The older histories used always to speak as if John Cabot had landed somewhere on the coast of Labrador, and had at best gone no farther south than Newfoundland. Even if this were the whole truth about the voyage, to Cabot and his men would belong the signal honour of having been the first Europeans, since the Norsemen, to set foot on the mainland of North America. Without doubt they were the first to unfurl the flag of England, and to erect the cross upon soil which afterwards became part of British North America. But this is not all. It is likely that Cabot reached a point far south of Labrador. His supposed sailing westward carried him in reality south of the latitude of Ireland. He makes no mention of the icebergs which any voyager must meet on the Labrador coast from June to August. His account of a temperate climate suitable for growing dye-wood, of forest trees, and of a country so fair that it seemed the gateway of the enchanted lands of the East, is quite unsuited to the bare and forbidding aspect of Labrador. Cape Breton island was probably the place of Cabot's landing. Its balmy summer climate, the abundant fish of its waters, fit in with Cabot's experiences. The evidence from maps, one of which was made by Cabot's son Sebastian, points also to Cape Breton as the first landing-place of English sailors in America.

There is no doubt of the stir made by Cabot's discovery on his safe return to England. He was in London by August of 1497, and he became at once the object of eager curiosity and interest. 'He is styled the Great Admiral,' wrote a Venetian resident in London, 'and vast honour is paid to him. He dresses in silk, and the English run after him like mad people.' The sunlight of royal favour broke over him in a flood: even Henry VII proved generous. The royal accounts show that, on August 10, 1497, the king gave ten pounds 'to him that found the new isle.' A few months later the king granted to his 'well-beloved John Cabot, of the parts of Venice, an annuity of twenty pounds sterling,' to be paid out of the customs of the port of Bristol.
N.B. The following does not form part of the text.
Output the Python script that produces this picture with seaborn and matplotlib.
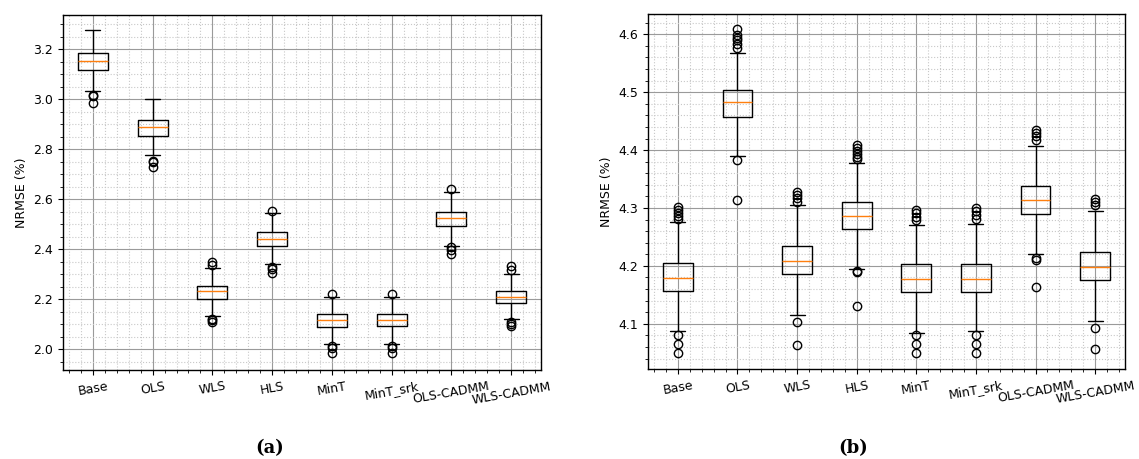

The king, too, was lavish in his promises of help for a new expedition. Henry's imagination had evidently been fired with the idea of an Oriental empire. A contemporary writer tells us that Cabot was to have ten armed ships. At Cabot's request, the king conceded to him all the prisoners needed to man this fleet, saving only persons condemned for high treason. It is one of the ironies of history that on the first pages of its annals the beautiful new world is offered to the criminals of Europe.

During the winter that followed, John Cabot was the hero of the hour. Busy preparations went on for a new voyage. Letters patent were issued giving Cabot power to take any six ships that he liked from the ports of the kingdom, paying to their owners the same price only as if taken for the king's service. The 'Grand Admiral' became a person of high importance. On one friend he conferred the sovereignty of an island; to others he made lavish promises; certain poor friars who offered to embark on his coming voyage were to be bishops over the heathen of the new land. Even the merchants of London ventured to send out goods for trade, and brought to Cabot 'coarse cloth, caps, laces, points, and other trifles.'

The second expedition sailed from the port of Bristol in May of 1498. John Cabot and his son Sebastian were in command; of the younger brothers we hear no more. But the high hopes of the voyagers were doomed to disappointment. On arriving at the coast of America Cabot's ships seem first to have turned towards the north. The fatal idea, that the empires of Asia might be reached through the northern seas already asserted its sway. The search for a north-west passage, that will-o'-the-wisp of three centuries, had already begun. Many years later Sebastian Cabot related to a friend at Seville some details regarding this unfortunate attempt of his father to reach the spice islands of the East. The fleet, he said, with its three hundred men, first directed its course so far to the north that, even in the month of July, monstrous heaps of ice were found floating on the sea. 'There was,' so Sebastian told his friend, 'in a manner, continual daylight.' The forbidding aspect of the coast, the bitter cold of the northern seas, and the boundless extent of the silent drifting ice, chilled the hopes of the explorers. They turned towards the south. Day after day, week after week, they skirted the coast of North America. If we may believe Sebastian's friend, they reached a point as far south as Gibraltar in Europe. No more was there ice. The cold of Labrador changed to soft breezes from the sanded coast of Carolina and from the mild waters of the Gulf Stream. But of the fabled empires of Cathay and Cipango, and the 'towns and castles' over which the Great Admiral was to have dominion, they saw no trace. Reluctantly the expedition turned again towards Europe, and with its turning ends our knowledge of what happened on the voyage.

That the ships came home either as a fleet, or at least in part, we have certain proof. We know that John Cabot returned to Bristol, for the ancient accounts of the port show that he lived to draw at least one or two instalments of his pension. But the sunlight of royal favour no longer illumined his path. In the annals of English history the name of John Cabot is never found again.

The son Sebastian survived to continue a life of maritime adventure, to be counted one of the great sea-captains of the day, and to enjoy an honourable old age. In the year 1512 we hear of him in the service of Ferdinand of Spain. He seems to have won great renown as a maker of maps and charts. He still cherished the idea of reaching Asia by way of the northern seas of America. A north-west expedition with Sebastian in command had been decided upon, it is said, by Ferdinand, when the death of that illustrious sovereign prevented the realization of the project. After Ferdinand's death, Cabot fell out with the grandees of the Spanish court, left Madrid, and returned for some time to England. Some have it that he made a new voyage in the service of Henry VIII, and sailed through Hudson Strait, but this is probably only a confused reminiscence, handed down by hearsay, of the earlier voyages. Cabot served Spain again under Charles V, and made a voyage to Brazil and the La Plata river. He reappears later in England, and was made Inspector of the King's Ships by Edward VI. He was a leading spirit of the Merchant Adventurers who, in Edward's reign, first opened up trade by sea with Russia.